Probabilmente il ceiling di Guerreiro è più basso rispetto ad altri suoi coetanei, perché non ha i mezzi atletici per impadronirsi di tutta la fascia, e concederà sempre qualcosa al suo diretto avversario, ma non ci sono molti 23enni che continuano a bruciare tappe con questa naturalezza. Nel Portogallo è già incaricato dei calci d’angolo e delle punizioni che richiedano un piede sinistro e un cross al centro, e l’impressione è che sia destinato a confermarsi titolare anche dopo il recupero di Coentrao.

Dettaglio a margine: non sa una parola di portoghese. «Capisce la lingua, ma riesce a parlarla molto poco. Afferra le istruzioni dell’allenatore e dei suoi compagni in campo e poco più», riferisce la stampa locale. Ha imparato solamente l’inno, ed è stata la prima cosa che ha fatto dopo essere entrato nelle selezioni giovanili, «per onorare la mia nazione e i miei colleghi».

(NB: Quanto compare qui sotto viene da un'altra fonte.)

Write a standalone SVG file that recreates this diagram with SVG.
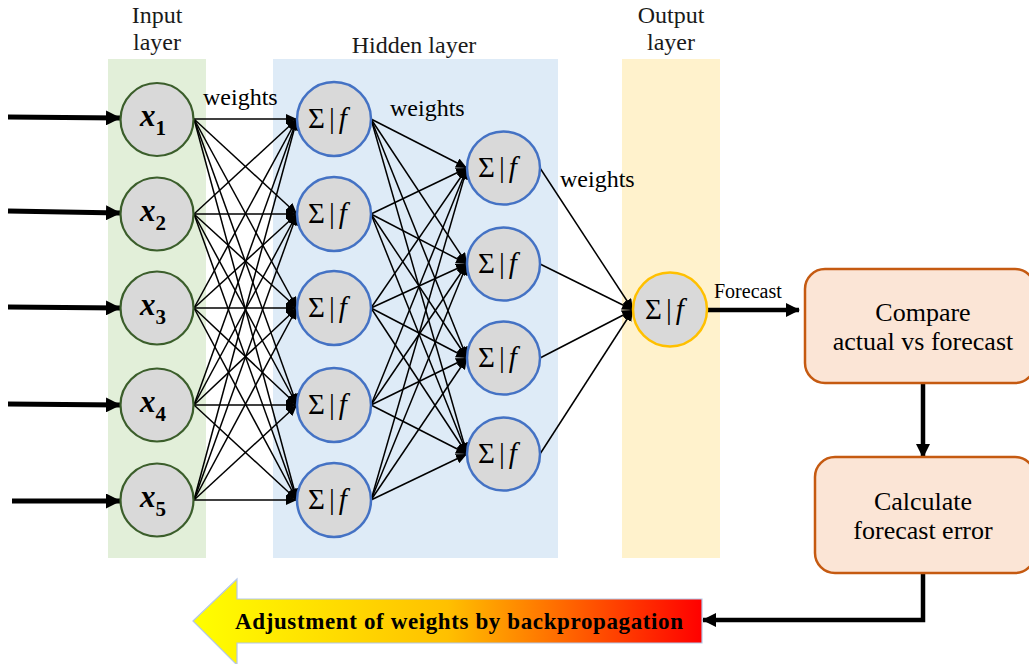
<svg xmlns="http://www.w3.org/2000/svg" width="1029" height="664" viewBox="0 0 1029 664">
<style>
.lbl{font-family:"Liberation Serif","Times New Roman",serif;font-size:24px;fill:#1a1a1a;text-anchor:middle}
.w{font-family:"Liberation Serif","Times New Roman",serif;font-size:24px;fill:#000}
.in{fill:#d9d9d9;stroke:#3b5e2b;stroke-width:2.2}
.hid{fill:#d9d9d9;stroke:#4472c4;stroke-width:2.5}
.out{fill:#d9d9d9;stroke:#ffc000;stroke-width:2.5}
.xt{font-family:"Liberation Serif","DejaVu Serif",serif;font-weight:bold;text-anchor:middle;fill:#000}
.sf{font-family:"Liberation Serif","Times New Roman",serif;font-size:29px;fill:#000}
.c{stroke:#000;stroke-width:1.5;fill:none;marker-end:url(#ah)}
.thick{stroke:#000;stroke-width:4.5;fill:none;marker-end:url(#ahb)}
.inarr{stroke:#000;stroke-width:5;fill:none;marker-end:url(#ahi)}
.box{fill:#fbe5d6;stroke:#c55a11;stroke-width:2.5}
.bt{font-family:"Liberation Serif","Times New Roman",serif;font-size:26px;text-anchor:middle;fill:#000}
</style>
<defs>
<marker id="ah" markerUnits="userSpaceOnUse" markerWidth="11" markerHeight="10" refX="11" refY="5" orient="auto">
<path d="M0,0 L11,5 L0,10 z" fill="#000"/>
</marker>
<marker id="ahb" markerUnits="userSpaceOnUse" markerWidth="14" markerHeight="14" refX="13" refY="7" orient="auto">
<path d="M0,0 L14,7 L0,14 z" fill="#000"/>
</marker>
<marker id="ahi" markerUnits="userSpaceOnUse" markerWidth="15" markerHeight="15" refX="14" refY="7.5" orient="auto">
<path d="M0,0 L15,7.5 L0,15 z" fill="#000"/>
</marker>
<linearGradient id="grad" x1="0" y1="0" x2="1" y2="0">
<stop offset="0" stop-color="#ffff00"/>
<stop offset="0.5" stop-color="#ffc000"/>
<stop offset="1" stop-color="#ff0000"/>
</linearGradient>
</defs>
<rect width="1029" height="664" fill="#fff"/>
<g id="bands">
<rect x="108" y="59" width="98" height="499" fill="#e2efd9"/>
<rect x="273" y="59" width="285" height="499" fill="#deebf7"/>
<rect x="622" y="59" width="98" height="499" fill="#fff2cc"/>
</g>
<g id="labels">
<text class="lbl" x="157" y="23">Input</text>
<text class="lbl" x="157" y="50">layer</text>
<text class="lbl" x="414" y="53">Hidden layer</text>
<text class="lbl" x="671" y="23">Output</text>
<text class="lbl" x="671" y="50">layer</text>
<text class="w" x="203" y="105">weights</text>
<text class="w" x="390" y="116">weights</text>
<text class="w" x="560" y="187">weights</text>
<text x="714" y="298" font-family="Liberation Serif,serif" font-size="20" fill="#000">Forecast</text>
</g>
<g id="connectors">
<line class="inarr" x1="8" y1="117" x2="120" y2="118"/>
<line class="inarr" x1="8" y1="211" x2="120" y2="213"/>
<line class="inarr" x1="8" y1="307" x2="120" y2="308"/>
<line class="inarr" x1="8" y1="404" x2="120" y2="405"/>
<line class="inarr" x1="12" y1="501" x2="120" y2="501"/>
<line class="c" x1="194" y1="119" x2="297" y2="119"/><line class="c" x1="194" y1="119" x2="297" y2="214"/><line class="c" x1="194" y1="119" x2="297" y2="308"/><line class="c" x1="194" y1="119" x2="297" y2="405"/><line class="c" x1="194" y1="119" x2="297" y2="500"/>
<line class="c" x1="194" y1="214" x2="297" y2="119"/><line class="c" x1="194" y1="214" x2="297" y2="214"/><line class="c" x1="194" y1="214" x2="297" y2="308"/><line class="c" x1="194" y1="214" x2="297" y2="405"/><line class="c" x1="194" y1="214" x2="297" y2="500"/>
<line class="c" x1="194" y1="308" x2="297" y2="119"/><line class="c" x1="194" y1="308" x2="297" y2="214"/><line class="c" x1="194" y1="308" x2="297" y2="308"/><line class="c" x1="194" y1="308" x2="297" y2="405"/><line class="c" x1="194" y1="308" x2="297" y2="500"/>
<line class="c" x1="194" y1="405" x2="297" y2="119"/><line class="c" x1="194" y1="405" x2="297" y2="214"/><line class="c" x1="194" y1="405" x2="297" y2="308"/><line class="c" x1="194" y1="405" x2="297" y2="405"/><line class="c" x1="194" y1="405" x2="297" y2="500"/>
<line class="c" x1="194" y1="500" x2="297" y2="119"/><line class="c" x1="194" y1="500" x2="297" y2="214"/><line class="c" x1="194" y1="500" x2="297" y2="308"/><line class="c" x1="194" y1="500" x2="297" y2="405"/><line class="c" x1="194" y1="500" x2="297" y2="500"/>
<line class="c" x1="371" y1="119" x2="467" y2="168"/><line class="c" x1="371" y1="119" x2="467" y2="264"/><line class="c" x1="371" y1="119" x2="467" y2="358"/><line class="c" x1="371" y1="119" x2="467" y2="454"/>
<line class="c" x1="371" y1="214" x2="467" y2="168"/><line class="c" x1="371" y1="214" x2="467" y2="264"/><line class="c" x1="371" y1="214" x2="467" y2="358"/><line class="c" x1="371" y1="214" x2="467" y2="454"/>
<line class="c" x1="371" y1="308" x2="467" y2="168"/><line class="c" x1="371" y1="308" x2="467" y2="264"/><line class="c" x1="371" y1="308" x2="467" y2="358"/><line class="c" x1="371" y1="308" x2="467" y2="454"/>
<line class="c" x1="371" y1="405" x2="467" y2="168"/><line class="c" x1="371" y1="405" x2="467" y2="264"/><line class="c" x1="371" y1="405" x2="467" y2="358"/><line class="c" x1="371" y1="405" x2="467" y2="454"/>
<line class="c" x1="371" y1="500" x2="467" y2="168"/><line class="c" x1="371" y1="500" x2="467" y2="264"/><line class="c" x1="371" y1="500" x2="467" y2="358"/><line class="c" x1="371" y1="500" x2="467" y2="454"/>
<line class="c" x1="540" y1="168" x2="633" y2="310"/><line class="c" x1="540" y1="264" x2="633" y2="310"/><line class="c" x1="540" y1="358" x2="633" y2="310"/><line class="c" x1="540" y1="454" x2="633" y2="310"/>
<line class="thick" x1="707" y1="310" x2="799" y2="310"/>
<line class="thick" x1="923" y1="383" x2="923" y2="457"/>
<polyline class="thick" points="923,573 923,620 703,620"/>
</g>
<g id="input-nodes">
<g id="x1"><circle class="in" cx="157" cy="119.5" r="36.5"/><text class="xt" x="153" y="126"><tspan font-style="italic" font-size="31">x</tspan><tspan font-size="21" dy="9">1</tspan></text></g>
<g id="x2"><circle class="in" cx="157" cy="214" r="36.5"/><text class="xt" x="153" y="220.5"><tspan font-style="italic" font-size="31">x</tspan><tspan font-size="21" dy="9">2</tspan></text></g>
<g id="x3"><circle class="in" cx="157" cy="308" r="36.5"/><text class="xt" x="153" y="314.5"><tspan font-style="italic" font-size="31">x</tspan><tspan font-size="21" dy="9">3</tspan></text></g>
<g id="x4"><circle class="in" cx="157" cy="405" r="36.5"/><text class="xt" x="153" y="411.5"><tspan font-style="italic" font-size="31">x</tspan><tspan font-size="21" dy="9">4</tspan></text></g>
<g id="x5"><circle class="in" cx="157" cy="500" r="36.5"/><text class="xt" x="153" y="506.5"><tspan font-style="italic" font-size="31">x</tspan><tspan font-size="21" dy="9">5</tspan></text></g>
</g>
<g id="hidden-layer-1">
<g id="h1a"><circle class="hid" cx="334" cy="119" r="37"/><text class="sf" x="308" y="128">Σ<tspan dx="4">|</tspan><tspan dx="4" font-style="italic">f</tspan></text></g>
<g id="h1b"><circle class="hid" cx="334" cy="214" r="37"/><text class="sf" x="308" y="223">Σ<tspan dx="4">|</tspan><tspan dx="4" font-style="italic">f</tspan></text></g>
<g id="h1c"><circle class="hid" cx="334" cy="308" r="37"/><text class="sf" x="308" y="317">Σ<tspan dx="4">|</tspan><tspan dx="4" font-style="italic">f</tspan></text></g>
<g id="h1d"><circle class="hid" cx="334" cy="405" r="37"/><text class="sf" x="308" y="414">Σ<tspan dx="4">|</tspan><tspan dx="4" font-style="italic">f</tspan></text></g>
<g id="h1e"><circle class="hid" cx="334" cy="500" r="37"/><text class="sf" x="308" y="509">Σ<tspan dx="4">|</tspan><tspan dx="4" font-style="italic">f</tspan></text></g>
</g>
<g id="hidden-layer-2">
<g id="h2a"><circle class="hid" cx="503.5" cy="168" r="36.5"/><text class="sf" x="478" y="177">Σ<tspan dx="4">|</tspan><tspan dx="4" font-style="italic">f</tspan></text></g>
<g id="h2b"><circle class="hid" cx="503.5" cy="264" r="36.5"/><text class="sf" x="478" y="273">Σ<tspan dx="4">|</tspan><tspan dx="4" font-style="italic">f</tspan></text></g>
<g id="h2c"><circle class="hid" cx="503.5" cy="358" r="36.5"/><text class="sf" x="478" y="367">Σ<tspan dx="4">|</tspan><tspan dx="4" font-style="italic">f</tspan></text></g>
<g id="h2d"><circle class="hid" cx="503.5" cy="454" r="36.5"/><text class="sf" x="478" y="463">Σ<tspan dx="4">|</tspan><tspan dx="4" font-style="italic">f</tspan></text></g>
</g>
<g id="output-node"><circle class="out" cx="670" cy="309.5" r="37"/><text class="sf" x="645" y="319">Σ<tspan dx="4">|</tspan><tspan dx="4" font-style="italic">f</tspan></text></g>
<g id="compare"><rect class="box" x="805" y="269" width="230" height="114" rx="20"/><text class="bt" x="923" y="321">Compare</text><text class="bt" x="923" y="350">actual vs forecast</text></g>
<g id="calculate"><rect class="box" x="815" y="457" width="220" height="116" rx="20"/><text class="bt" x="923" y="510">Calculate</text><text class="bt" x="923" y="539">forecast error</text></g>
<g id="backprop">
<path d="M193,621 L237,579 L237,599 L702,599 L702,643 L237,643 L237,665 Z" fill="url(#grad)" stroke="#b4c7e7" stroke-width="1.2"/>
<text x="459" y="629" font-family="Liberation Serif,serif" font-weight="bold" font-size="23" text-anchor="middle" textLength="448" fill="#000">Adjustment of weights by backpropagation</text>
</g>
</svg>
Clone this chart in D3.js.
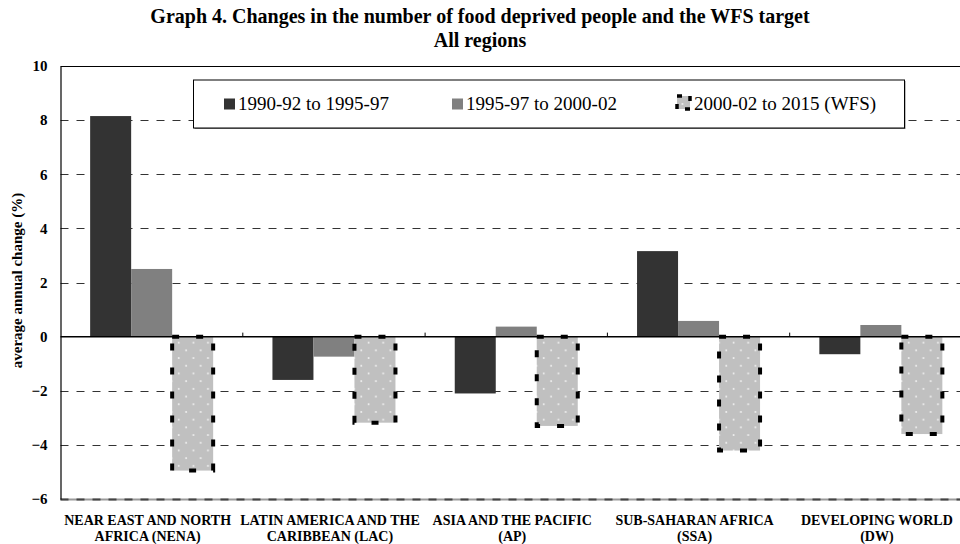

Effettivamente non si capisce da dove provenga la sicurezza con cui, ancora in età adolescente, ha sposato la nazione di suo padre, ma si capisce facilmente che riferimenti possa avere, in quanto portoghese parigino: «a casa dei miei genitori ci sono ancora immagini di Pauleta e Cristiano Ronaldo alle pareti. Adoravo l’intelligenza di Pauleta, il modo con cui giocava la partita nella sua testa, non soltanto con i piedi».

Non vedo l’ora che Thomas Tuchel legga queste parole. Pronti all’esplosione di coolness?